Für den Präsidenten des ifo Instituts, Clemens Fuest, ist dies eine (nicht zulässige) Staatsfinanzierung durch die Hintertür: „Wenn die EZB diesen Ländern zu niedrigeren Zinsen Kredite gibt, verdrängt sie private Investoren und steigt in die Staatsfinanzierung ein.“ Damit überschreite die Notenbank ihr Mandat.
„Die EZB geht das Problem der hohen Inflation sehr zögerlich an – aber reagiert umgehend mit neuen Programmen auf eine Verschlechterung staatlicher Finanzierungskosten“, kritisiert auch Volker Wieland. Er ist Professor für Monetäre Ökonomie an der Universität Frankfurt und war bis April 2022 Mitglied des Sachverständigenrats zur Begutachtung der gesamtwirtschaftlichen Entwicklung. Die EZB wolle „weiterhin und möglichst mit wenig Auflagen in großem Stil als Käufer für Staatsanleihen einzelner Länder agieren“. Das lege „den Schluss nahe, dass die EZB zunehmend unter fiskalische Dominanz gerät“. Der Ex-Wirtschaftsweise befürchtet, dass „diese Art von Umverteilung über die Notenbankbilanz, wenn man sie in größerem Stil nutzt, toxisch für den Zusammenhalt der Währungsunion wird“.
Innerhalb der EZB ist die geplante Spread-Kontrolle daher nicht unumstritten. Laut Bundesbank-Präsident Joachim Nagel etwa ist es „in Echtzeit so gut wie unmöglich“ festzustellen, ob eine Spread-Ausweitung fundamental gerechtfertigt ist. Die EZB könne hier „in gefährliches Fahrwasser“ geraten.

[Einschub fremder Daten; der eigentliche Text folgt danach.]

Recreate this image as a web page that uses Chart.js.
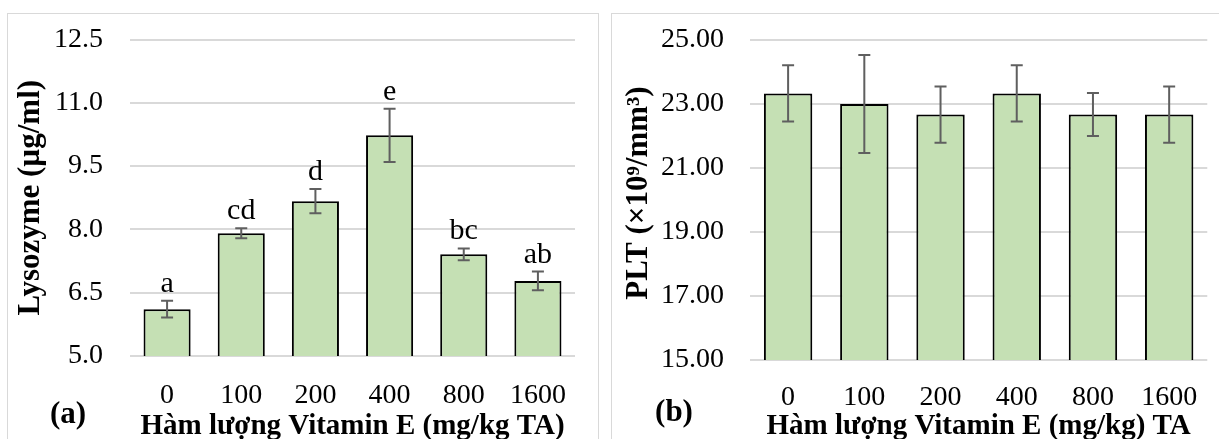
<!DOCTYPE html>
<html>
<head>
<meta charset="utf-8">
<script src="https://cdn.jsdelivr.net/npm/chart.js@4"></script>
<style>
  html, body { margin:0; padding:0; background:#fff; overflow:hidden; width:1219px; height:439px; }
  .panel { position:absolute; border:1px solid #d9d9d9; box-sizing:border-box; }
  canvas { position:absolute; }
</style>
</head>
<body>

<div class="panel" style="left:7px; top:13px; width:592px; height:460px;"></div>
<div class="panel" style="left:611px; top:13px; width:640px; height:460px;"></div>

<canvas id="chartA" width="589" height="427" style="left:8px; top:14px;"></canvas>
<canvas id="chartB" width="607" height="427" style="left:612px; top:14px;"></canvas>

<script>
// data
const doses = ["0", "100", "200", "400", "800", "1600"];

const lysozymeMeans = [6.11, 7.91, 8.67, 10.23, 7.41, 6.78];
const lysozymeErrors = [0.20, 0.12, 0.29, 0.63, 0.14, 0.22];
const lysozymeLetters = ["a", "cd", "d", "e", "bc", "ab"];
const lysozymeTicks = [5.0, 6.5, 8.0, 9.5, 11.0, 12.5];

const pltMeans = [23.33, 23.00, 22.67, 23.33, 22.67, 22.67];
const pltErrors = [0.88, 1.53, 0.88, 0.88, 0.67, 0.88];
const pltTicks = [15, 17, 19, 21, 23, 25];

const SERIF = "'Liberation Serif', 'Times New Roman', serif";


const errorBarPlugin = {

    id: "errorBars",

    afterDatasetsDraw(chart, args, opts) {

        const ctx = chart.ctx;
        const yScale = chart.scales.y;
        const area = chart.chartArea;
        const values = chart.data.datasets[0].data;
        const bars = chart.getDatasetMeta(0).data;

        ctx.save();

        bars.forEach((bar, i) => {

            const top = yScale.getPixelForValue(values[i] + opts.errors[i]);
            const bottom = yScale.getPixelForValue(values[i] - opts.errors[i]);

            ctx.strokeStyle = "#5f5f5f";
            ctx.lineWidth = 2;
            ctx.beginPath();
            ctx.moveTo(bar.x, top);
            ctx.lineTo(bar.x, bottom);
            ctx.moveTo(bar.x - 6, top);
            ctx.lineTo(bar.x + 6, top);
            ctx.moveTo(bar.x - 6, bottom);
            ctx.lineTo(bar.x + 6, bottom);
            ctx.stroke();

            if (opts.letters) {
                ctx.fillStyle = "#000";
                ctx.font = "30px " + SERIF;
                ctx.textAlign = "center";
                ctx.textBaseline = "alphabetic";
                ctx.fillText(opts.letters[i], bar.x, top - 9);
            }

        });

        ctx.fillStyle = "#000";
        ctx.textAlign = "center";
        ctx.textBaseline = "middle";

        // y axis title, rotated
        ctx.save();
        ctx.translate(opts.yTitleX, (area.top + area.bottom) / 2 + opts.yTitleShift);
        ctx.rotate(-Math.PI / 2);
        ctx.font = "bold 31px " + SERIF;
        ctx.fillText(opts.yTitle, 0, 0);
        ctx.restore();

        // panel tag, (a) / (b)
        ctx.font = "bold 31px " + SERIF;
        ctx.fillText(opts.tag, opts.tagX, opts.tagY);

        ctx.restore();

    }

};


function renderPanel(canvas, cfg) {

    new Chart(

        canvas,

        {

            type: "bar",

            data: {

                labels: doses,

                datasets: [
                    {
                        data: cfg.values,
                        backgroundColor: "#c5e0b4",
                        borderColor: "#000",
                        borderWidth: 2,
                        categoryPercentage: 1,
                        barPercentage: 0.635
                    }
                ]

            },

            options: {

                responsive: false,
                animation: false,

                layout: {
                    padding: { top: cfg.padTop, right: cfg.padRight, left: 0, bottom: 0 }
                },

                plugins: {
                    legend: { display: false },
                    tooltip: { enabled: false },
                    errorBars: {
                        errors: cfg.errors,
                        letters: cfg.letters,
                        tag: cfg.tag,
                        tagX: cfg.tagX,
                        tagY: cfg.tagY,
                        yTitle: cfg.yTitle,
                        yTitleX: cfg.yTitleX,
                        yTitleShift: cfg.yTitleShift
                    }
                },

                scales: {

                    x: {
                        grid: { display: false, drawTicks: false },
                        border: { display: false },
                        ticks: {
                            color: "#000",
                            font: { family: SERIF, size: 28 },
                            padding: cfg.xTickPad,
                            autoSkip: false,
                            maxRotation: 0
                        },
                        title: {
                            display: true,
                            text: cfg.xTitle,
                            color: "#000",
                            font: { family: SERIF, size: 29, weight: "bold", lineHeight: 1 },
                            padding: { top: 0, bottom: 0 }
                        },
                        afterFit: s => { s.height = cfg.xHeight; }
                    },

                    y: {
                        min: cfg.ticks[0],
                        max: cfg.ticks[cfg.ticks.length - 1],
                        afterBuildTicks: s => { s.ticks = cfg.ticks.map(v => ({ value: v })); },
                        grid: { color: "#d9d9d9", lineWidth: 2, drawTicks: false },
                        border: { display: false },
                        ticks: {
                            color: "#000",
                            font: { family: SERIF, size: 28 },
                            padding: cfg.yTickPad,
                            callback: v => Number(v).toFixed(cfg.decimals)
                        },
                        afterFit: s => {
                            s.width = cfg.yWidth;
                            // the tick padding would otherwise push the plot top down
                            s.paddingTop = 0;
                            s.paddingBottom = 0;
                        }
                    }

                }

            },

            plugins: [errorBarPlugin]

        }

    );

}


renderPanel(
    document.getElementById("chartA"),
    {
        values: lysozymeMeans,
        errors: lysozymeErrors,
        letters: lysozymeLetters,
        ticks: lysozymeTicks,
        decimals: 1,
        yTitle: "Lysozyme (µg/ml)",
        xTitle: "Hàm lượng Vitamin E (mg/kg TA)",
        tag: "(a)",
        tagX: 60,
        tagY: 401,
        yTitleX: 23,
        yTitleShift: 0,
        padTop: 25.5,
        padRight: 22,
        yWidth: 122,
        xHeight: 85,
        yTickPad: 27,
        xTickPad: 23
    }
);

renderPanel(
    document.getElementById("chartB"),
    {
        values: pltMeans,
        errors: pltErrors,
        letters: null,
        ticks: pltTicks,
        decimals: 2,
        yTitle: "PLT (×10⁹/mm³)",
        xTitle: "Hàm lượng Vitamin E (mg/kg) TA",
        tag: "(b)",
        tagX: 62,
        tagY: 399,
        yTitleX: 27,
        yTitleShift: -7,
        padTop: 26,
        padRight: 10,
        yWidth: 138,
        xHeight: 81,
        yTickPad: 26,
        xTickPad: 21
    }
);
</script>
</body>
</html>
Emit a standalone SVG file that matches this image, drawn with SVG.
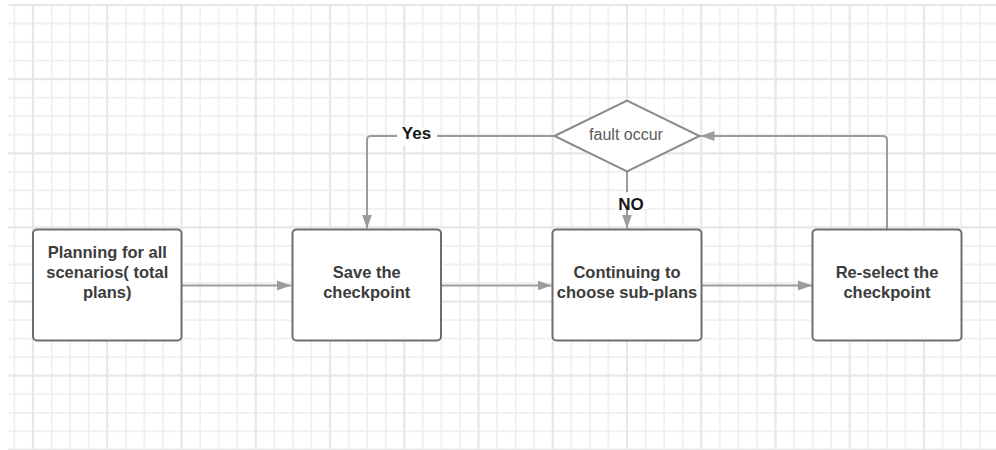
<svg xmlns="http://www.w3.org/2000/svg" width="996" height="450" viewBox="0 0 996 450">
  <style>
    .minor { stroke: #f0f0f0; stroke-width: 1.8; fill: none; }
    .major { stroke: #e7e7e7; stroke-width: 2.2; fill: none; }
    .box { fill: #ffffff; stroke: #6e6e6e; stroke-width: 2; }
    .diamond { fill: #ffffff; stroke: #8a8a8a; stroke-width: 2; }
    .node-text { font-family: "Liberation Sans", Arial, sans-serif; font-weight: bold; font-size: 16.5px; fill: #3c3c3c; text-anchor: middle; }
    .dec-text { font-family: "Liberation Sans", Arial, sans-serif; font-size: 16px; fill: #5a5a5a; text-anchor: middle; }
    .edge { stroke: #9c9c9c; stroke-width: 2; fill: none; }
    .label-bg { fill: #ffffff; }
    .label { font-family: "Liberation Sans", Arial, sans-serif; font-weight: bold; font-size: 17px; fill: #161616; text-anchor: middle; }
  </style>
  <defs>
    <marker id="arrow" markerUnits="userSpaceOnUse" markerWidth="15" markerHeight="11" refX="14" refY="5.5" orient="auto">
      <path d="M0,0.5 L14,5.5 L0,10.5 z" fill="#9c9c9c"/>
    </marker>
  </defs>

  <!-- background and grid paper -->
  <rect x="0" y="0" width="996" height="450" fill="#ffffff"/>
  <g id="grid">
    <path class="minor" d="M14.4,5V450M51.6,5V450M70.1,5V450M88.7,5V450M125.8,5V450M144.4,5V450M162.9,5V450M200.1,5V450M218.6,5V450M237.2,5V450M274.3,5V450M292.9,5V450M311.4,5V450M348.6,5V450M367.1,5V450M385.7,5V450M422.8,5V450M441.4,5V450M459.9,5V450M497.1,5V450M515.6,5V450M534.2,5V450M571.3,5V450M589.9,5V450M608.4,5V450M645.6,5V450M664.1,5V450M682.7,5V450M719.8,5V450M738.4,5V450M756.9,5V450M794.1,5V450M812.6,5V450M831.2,5V450M868.3,5V450M886.9,5V450M905.4,5V450M942.6,5V450M961.1,5V450M979.7,5V450"/>
    <path class="minor" d="M8,23.5H996M8,42.1H996M8,60.6H996M8,97.7H996M8,116.2H996M8,134.7H996M8,171.8H996M8,190.4H996M8,208.9H996M8,246H996M8,264.5H996M8,283H996M8,320.1H996M8,338.6H996M8,357.2H996M8,394.2H996M8,412.8H996M8,431.3H996"/>
    <path class="major" d="M33,5V450M107.25,5V450M181.5,5V450M255.75,5V450M330,5V450M404.25,5V450M478.5,5V450M552.75,5V450M627,5V450M701.25,5V450M775.5,5V450M849.75,5V450M924,5V450"/>
    <path class="major" d="M8,5H996M8,79.1H996M8,153.3H996M8,227.4H996M8,301.6H996M8,375.7H996M8,449.8H996"/>
  </g>

  <!-- connectors -->
  <g id="connectors">
    <path class="edge" d="M181.5,285.5H291" marker-end="url(#arrow)"/>
    <path class="edge" d="M441,285.5H551.5" marker-end="url(#arrow)"/>
    <path class="edge" d="M701.5,285.5H812" marker-end="url(#arrow)"/>
    <path class="edge" d="M887,229.5V140Q887,136 883,136H700.5" marker-end="url(#arrow)"/>
    <path class="edge" d="M554.5,136H371Q367,136 367,140V228.5" marker-end="url(#arrow)"/>
    <path class="edge" d="M627,171.5V228.5" marker-end="url(#arrow)"/>
    <rect class="label-bg" x="397" y="127" width="40" height="18"/>
    <text class="label" x="416.5" y="138.5">Yes</text>
    <rect class="label-bg" x="616" y="192" width="32" height="17"/>
    <text class="label" x="631" y="209.5">NO</text>
  </g>

  <!-- nodes -->
  <g id="node-planning">
    <rect class="box" x="33" y="229.5" width="148.5" height="111" rx="4"/>
    <text class="node-text" x="107.25" y="257.5">Planning for all</text>
    <text class="node-text" x="107.25" y="277.5">scenarios( total</text>
    <text class="node-text" x="107.25" y="297.5">plans)</text>
  </g>
  <g id="node-save">
    <rect class="box" x="292.5" y="229.5" width="148.5" height="111" rx="4"/>
    <text class="node-text" x="366.75" y="277.5">Save the</text>
    <text class="node-text" x="366.75" y="297.5">checkpoint</text>
  </g>
  <g id="node-continue">
    <rect class="box" x="552.5" y="229.5" width="149" height="111" rx="4"/>
    <text class="node-text" x="627" y="277.5">Continuing to</text>
    <text class="node-text" x="627" y="297.5">choose sub-plans</text>
  </g>
  <g id="node-reselect">
    <rect class="box" x="812.5" y="229.5" width="149" height="111" rx="4"/>
    <text class="node-text" x="887" y="277.5">Re-select the</text>
    <text class="node-text" x="887" y="297.5">checkpoint</text>
  </g>
  <g id="node-fault">
    <polygon class="diamond" points="554.5,136 627,100.5 699.5,136 627,171.5"/>
    <text class="dec-text" x="626" y="140">fault occur</text>
  </g>
</svg>
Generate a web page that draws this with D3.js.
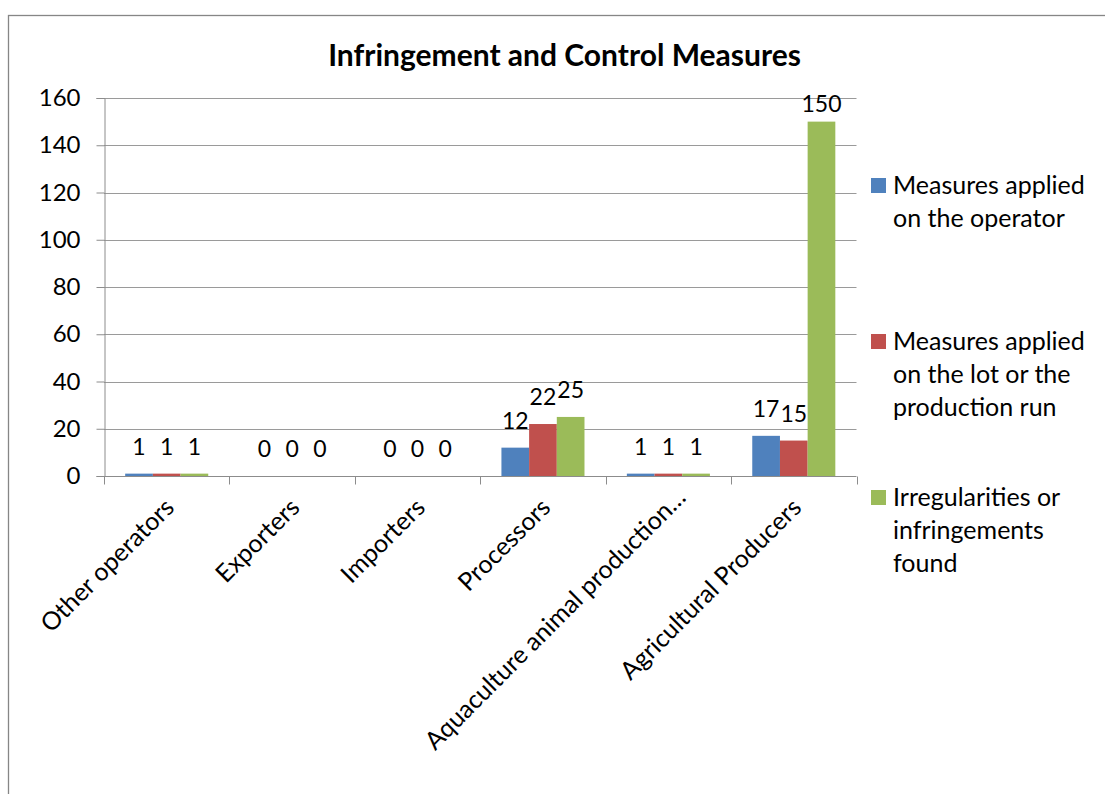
<!DOCTYPE html>
<html>
<head>
<meta charset="utf-8">
<script src="https://cdn.jsdelivr.net/npm/d3@7"></script>
<style>
  body { margin: 0; background: #fff; }
  svg { display: block; font-family: Lato, "Open Sans", sans-serif; }
</style>
</head>
<body>
<svg id="chart" width="1105" height="794"></svg>
<script>
// Operator categories along the x axis
const categories = ["Other operators", "Exporters", "Importers", "Processors",
  "Aquaculture animal production…", "Agricultural Producers"];

// One array of counts per series, in category order
const measuresOperator = [1, 0, 0, 12, 1, 17];
const measuresLot = [1, 0, 0, 22, 1, 15];
const irregularities = [1, 0, 0, 25, 1, 150];

const seriesNames = [
  ["Measures applied", "on the operator"],
  ["Measures applied", "on the lot or the", "production run"],
  ["Irregularities or", "infringements", "found"]
];
const seriesColors = ["#4F81BD", "#C0504D", "#9BBB59"];
const yTicks = [0, 20, 40, 60, 80, 100, 120, 140, 160];

const series = [measuresOperator, measuresLot, irregularities];

const svg = d3.select("#chart");
const plot = { left: 104, right: 856.5, top: 98, bottom: 476 };
const axisColor = "#8c8c8c";

// Outer chart frame
svg.append("rect")
  .attr("x", 8.5).attr("y", 15.5)
  .attr("width", 1110).attr("height", 800)
  .attr("fill", "#fff").attr("stroke", "#868686").attr("stroke-width", 1.3);

// Title
svg.append("text")
  .attr("x", 564.5).attr("y", 66)
  .attr("text-anchor", "middle")
  .attr("font-weight", "bold").attr("font-size", 30)
  .attr("fill", "#000")
  .text("Infringement and Control Measures");

const x = d3.scaleBand().domain(categories).range([plot.left, plot.right]).padding(0);
const xInner = d3.scaleBand().domain(d3.range(3))
  .range([0, x.bandwidth()]).paddingInner(0).paddingOuter(0.765);
const y = d3.scaleLinear().domain([0, 160]).range([plot.bottom, plot.top]);

// Horizontal gridlines
svg.append("g")
  .selectAll("line").data(yTicks.filter(d => d > 0)).join("line")
  .attr("x1", plot.left).attr("x2", plot.right)
  .attr("y1", d => Math.round(y(d)) + 0.5).attr("y2", d => Math.round(y(d)) + 0.5)
  .attr("stroke", "#9a9a9a").attr("stroke-width", 1);

// Y axis
const yAxis = svg.append("g")
  .attr("transform", `translate(${plot.left + 0.5},0)`)
  .call(d3.axisLeft(y).tickValues(yTicks).tickSize(8).tickPadding(16).tickFormat(d3.format("d")));
yAxis.select(".domain").attr("stroke", axisColor);
yAxis.selectAll(".tick line").attr("stroke", axisColor);
yAxis.selectAll(".tick text")
  .attr("font-size", 24).attr("font-family", "Lato, sans-serif").attr("fill", "#000");

// X axis with ticks on category boundaries
const xAxisG = svg.append("g").attr("transform", `translate(0,${plot.bottom + 0.5})`);
xAxisG.append("line")
  .attr("x1", plot.left).attr("x2", plot.right)
  .attr("stroke", axisColor);
xAxisG.selectAll("line.tk")
  .data(d3.range(categories.length + 1)).join("line").attr("class", "tk")
  .attr("x1", i => Math.round(plot.left + i * x.step()) + 0.5)
  .attr("x2", i => Math.round(plot.left + i * x.step()) + 0.5)
  .attr("y1", 0).attr("y2", 8)
  .attr("stroke", axisColor);

// Rotated category labels; the truncated one carries a trailing ellipsis
svg.append("g").selectAll("text").data(categories).join("text")
  .attr("transform", d => `translate(${x(d) + x.bandwidth() / 2 + 9},${plot.bottom + 33}) rotate(-45)`)
  .attr("text-anchor", "end")
  .attr("dx", d => d.endsWith("…") ? 14 : 0)
  .attr("font-size", 25).attr("fill", "#000")
  .text(d => d);

// Bars with value labels above them (kept inside the plot area)
const groups = svg.append("g").selectAll("g").data(categories).join("g")
  .attr("transform", d => `translate(${x(d)},0)`);

series.forEach((vals, s) => {
  groups.append("rect")
    .attr("x", xInner(s))
    .attr("width", xInner.bandwidth())
    .attr("y", (d, i) => y(vals[i]))
    .attr("height", (d, i) => y(0) - y(vals[i]))
    .attr("fill", seriesColors[s]);
  groups.append("text")
    .attr("x", xInner(s) + xInner.bandwidth() / 2)
    .attr("y", (d, i) => Math.max(y(vals[i]) - 19, plot.top + 14))
    .attr("text-anchor", "middle")
    .attr("font-size", 23).attr("fill", "#000")
    .text((d, i) => vals[i]);
});

// Legend
const legendY = [185.5, 341.5, 497.5];
const legend = svg.append("g");
seriesNames.forEach((lines, s) => {
  legend.append("rect")
    .attr("x", 871).attr("y", legendY[s] - 7.5)
    .attr("width", 15).attr("height", 15)
    .attr("fill", seriesColors[s]);
  legend.append("g").selectAll("text").data(lines).join("text")
    .attr("x", 893)
    .attr("y", (d, i) => legendY[s] + 8 + i * 33)
    .attr("font-size", 25).attr("fill", "#000")
    .text(d => d);
});
</script>
</body>
</html>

Im Jahr 2011, als die Zinsen zum letzten Mal stiegen, kam es übrigens zu einem Wechsel an der EZB-Spitze: Auf den Franzosen Trichet folgte der Italiener Mario Draghi. Er trat sein Amt am 1. November an. Schon acht Tage später senkte die EZB die Zinsen – und danach noch sieben Mal.